> What is needed: Everything from the first line of the data through the line with "plt.rcParams['font.family'] = ['Liberation" is to be echoed exactly, minus the pictures.

Records with drawing code

begin

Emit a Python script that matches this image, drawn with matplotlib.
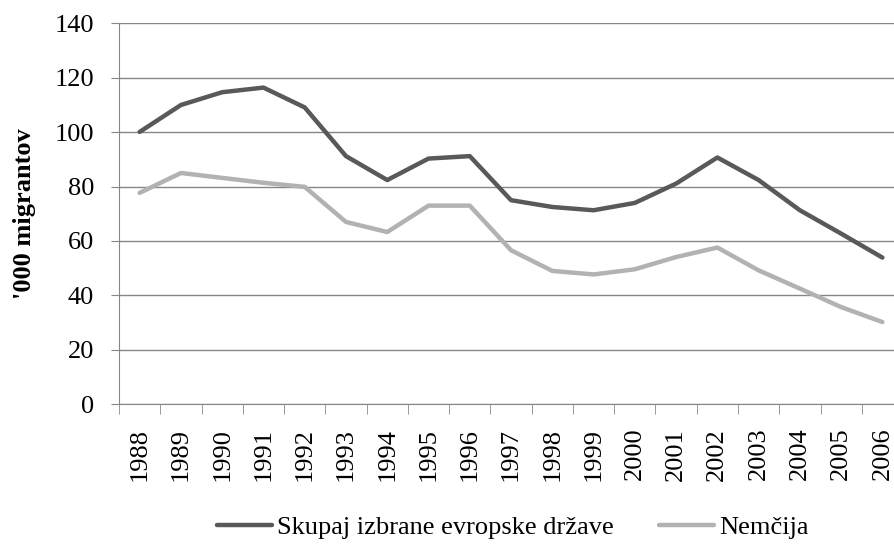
import numpy as np
import matplotlib
matplotlib.use("Agg")
import matplotlib.pyplot as plt

plt.rcParams['font.family'] = ['Liberation Serif', 'DejaVu Serif']

# === Data ===
years = [str(y) for y in range(1988, 2007)]
skupaj = [100.1, 110, 114.7, 116.4, 109.1, 91.2, 82.4, 90.3, 91.2, 75, 72.5,
          71.3, 74, 81.1, 90.7, 82.4, 71.3, 62.7, 53.9]
nemcija = [77.7, 85, 83.2, 81.4, 79.9, 67, 63.3, 73, 73, 56.6, 49,
           47.7, 49.6, 54.1, 57.6, 49.2, 42.5, 35.7, 30.2]
labels = ["Skupaj izbrane evropske države", "Nemčija"]
y_ticks = [0, 20, 40, 60, 80, 100, 120, 140]

FS = 19

fig = plt.figure(figsize=(8.95, 5.44), dpi=100)
ax = fig.add_axes([0.133, 0.257, 0.876, 0.700])

x = np.arange(len(years))
ax.plot(x, skupaj, color="#595959", lw=3.2, label=labels[0], solid_capstyle="round")
ax.plot(x, nemcija, color="#b2b2b2", lw=3.2, label=labels[1], solid_capstyle="round")

ax.set_xlim(-0.5, len(years) - 0.5)
ax.set_ylim(0, 140)
ax.set_yticks(y_ticks)
ax.set_yticklabels([str(v) for v in y_ticks], fontsize=FS)
ax.yaxis.grid(True, color="#868686", lw=1)
ax.set_axisbelow(True)

# year labels centred, tick marks between categories
ax.set_xticks(x)
ax.set_xticklabels(years, rotation=90, fontsize=FS)
ax.set_xticks(np.arange(-0.5, len(years), 1), minor=True)
ax.tick_params(axis="x", which="major", length=0, pad=17)
ax.tick_params(axis="x", which="minor", length=7, color="#868686")
ax.tick_params(axis="y", length=6, color="#868686", pad=12)

for s in ["top", "right"]:
    ax.spines[s].set_visible(False)
ax.spines["left"].set_color("#868686")
ax.spines["bottom"].set_color("#868686")

ax.set_ylabel("'000 migrantov", fontsize=FS, fontweight="bold", labelpad=13)

fig.legend(loc="center", bbox_to_anchor=(0.573, 0.03), ncol=2, frameon=False,
           fontsize=FS, handlelength=2.1, handletextpad=0.2, columnspacing=1.7)

fig.savefig("out.png", dpi=100)
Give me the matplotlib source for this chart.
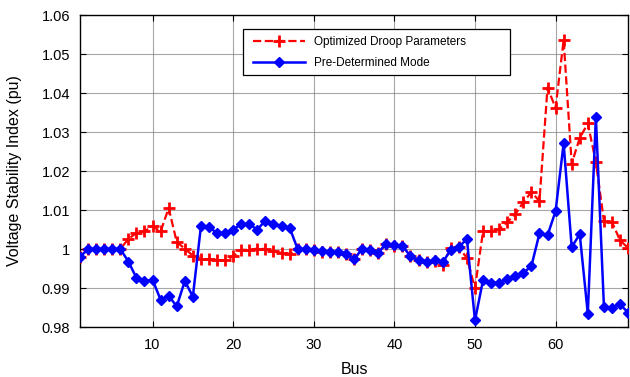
import numpy as np
import matplotlib
matplotlib.use("Agg")
import matplotlib.pyplot as plt
from matplotlib.patches import Rectangle
from matplotlib.ticker import FormatStrFormatter, MultipleLocator

plt.rcParams["font.family"] = ["Liberation Sans", "DejaVu Sans"]

bus = np.arange(1, 70)

# Voltage stability index, optimized droop parameters (red)
optimized = [
    0.9980, 1.0000, 1.0000, 1.0000, 1.0000, 1.0000, 1.0026, 1.0041, 1.0046, 1.0058,
    1.0045, 1.0105, 1.0018, 1.0001, 0.9983, 0.9974, 0.9974, 0.9971, 0.9971, 0.9981,
    0.9998, 0.9998, 1.0001, 1.0000, 0.9994, 0.9990, 0.9987, 1.0000, 1.0000, 0.9998,
    0.9993, 0.9992, 0.9993, 0.9987, 0.9974, 1.0000, 0.9998, 0.9991, 1.0012, 1.0009,
    1.0009, 0.9981, 0.9971, 0.9967, 0.9970, 0.9960, 1.0003, 1.0004, 0.9977, 0.9900,
    1.0045, 1.0045, 1.0051, 1.0069, 1.0089, 1.0120, 1.0146, 1.0123, 1.0414, 1.0362,
    1.0536, 1.0219, 1.0285, 1.0322, 1.0223, 1.0072, 1.0069, 1.0022, 1.0003,
]

# Voltage stability index, pre-determined mode (blue)
predetermined = [
    0.9980, 1.0000, 1.0000, 1.0000, 1.0000, 1.0000, 0.9968, 0.9926, 0.9917, 0.9921,
    0.9870, 0.9880, 0.9853, 0.9918, 0.9878, 1.0058, 1.0056, 1.0041, 1.0041, 1.0050,
    1.0064, 1.0063, 1.0050, 1.0073, 1.0064, 1.0058, 1.0055, 1.0000, 1.0000, 0.9998,
    0.9994, 0.9992, 0.9993, 0.9987, 0.9974, 1.0000, 0.9998, 0.9991, 1.0014, 1.0010,
    1.0009, 0.9981, 0.9971, 0.9967, 0.9971, 0.9966, 0.9998, 1.0005, 1.0026, 0.9817,
    0.9920, 0.9913, 0.9914, 0.9924, 0.9932, 0.9939, 0.9956, 1.0040, 1.0035, 1.0097,
    1.0271, 1.0005, 1.0038, 0.9834, 1.0339, 0.9852, 0.9849, 0.9858, 0.9837,
]

fig = plt.figure(figsize=(6.3, 3.77), dpi=100)
ax = fig.add_axes([0.127, 0.1326, 0.870, 0.8274])

ax.plot(bus, optimized, color="red", linestyle="--", linewidth=1.6,
        marker="+", markersize=8, markeredgewidth=2.0,
        label="Optimized Droop Parameters", zorder=3)
ax.plot(bus, predetermined, color="blue", linestyle="-", linewidth=1.8,
        marker="D", markersize=5, markeredgewidth=1.0,
        label="Pre-Determined Mode", zorder=4)

ax.set_xlim(1, 69)
ax.set_ylim(0.98, 1.06)
ax.xaxis.set_major_locator(MultipleLocator(10))
ax.yaxis.set_major_locator(MultipleLocator(0.01))
ax.yaxis.set_major_formatter(FormatStrFormatter("%g"))
ax.tick_params(axis="both", which="major", direction="in", length=4,
               top=True, right=True, labelsize=10.5)
ax.tick_params(axis="y", pad=7)
ax.tick_params(axis="x", pad=8)
ax.grid(which="major", linestyle="-", linewidth=0.8, color="#808080", alpha=0.7)
for s in ax.spines.values():
    s.set_linewidth(1.0)

ax.set_xlabel("Bus", fontsize=11.5, labelpad=7)
ax.set_ylabel("Voltage Stability Index (pu)", fontsize=11.5, labelpad=14)

# legend box drawn separately, MATLAB style with extra room on the right
box = Rectangle((0.2974, 0.8077), 0.4873, 0.1473, transform=ax.transAxes,
                facecolor="white", edgecolor="black", linewidth=0.9, zorder=5)
ax.add_patch(box)
leg = ax.legend(loc="center left", bbox_to_anchor=(0.3157, 0.8798), fontsize=8.5,
                frameon=False, handlelength=4.4, handletextpad=0.75,
                borderpad=0, borderaxespad=0, labelspacing=0.8)
leg.set_zorder(6)

fig.savefig("out.png", dpi=100)
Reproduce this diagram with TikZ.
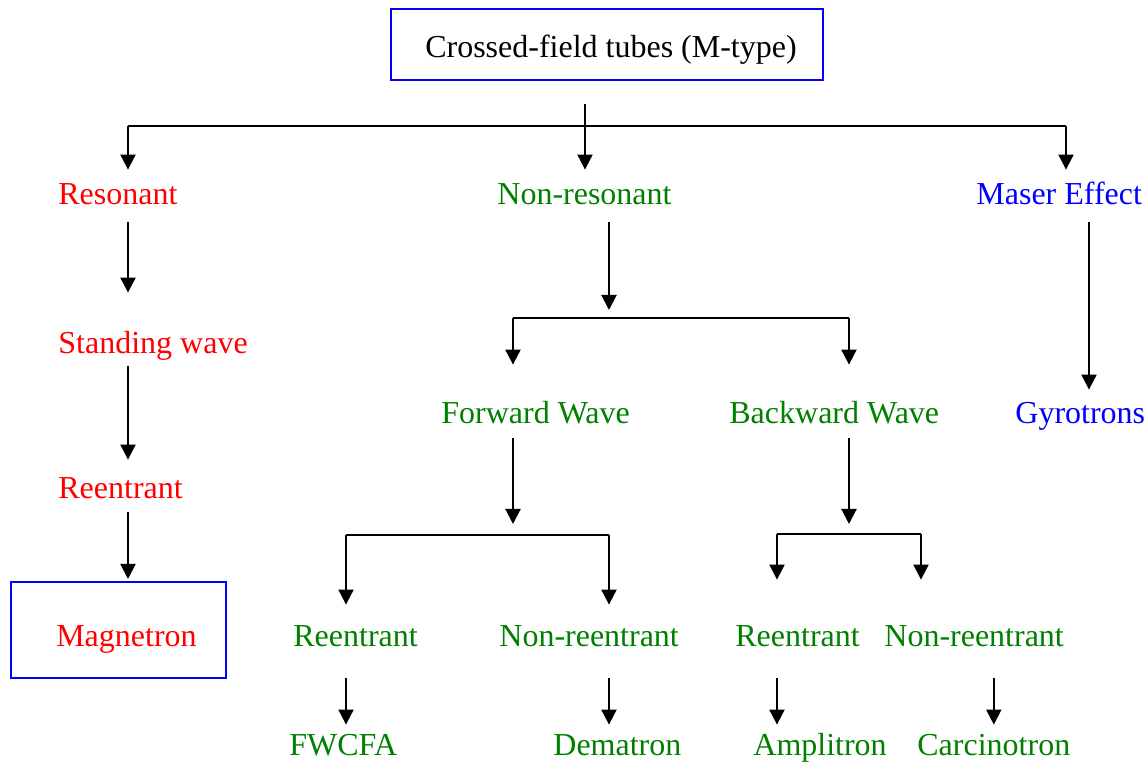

end

> Exercise solution:
Emit a Python script that matches this image, drawn with matplotlib.
import numpy as np
import matplotlib
matplotlib.use("Agg")
import matplotlib.pyplot as plt

plt.rcParams['font.family'] = ['Liberation Serif', 'DejaVu Serif']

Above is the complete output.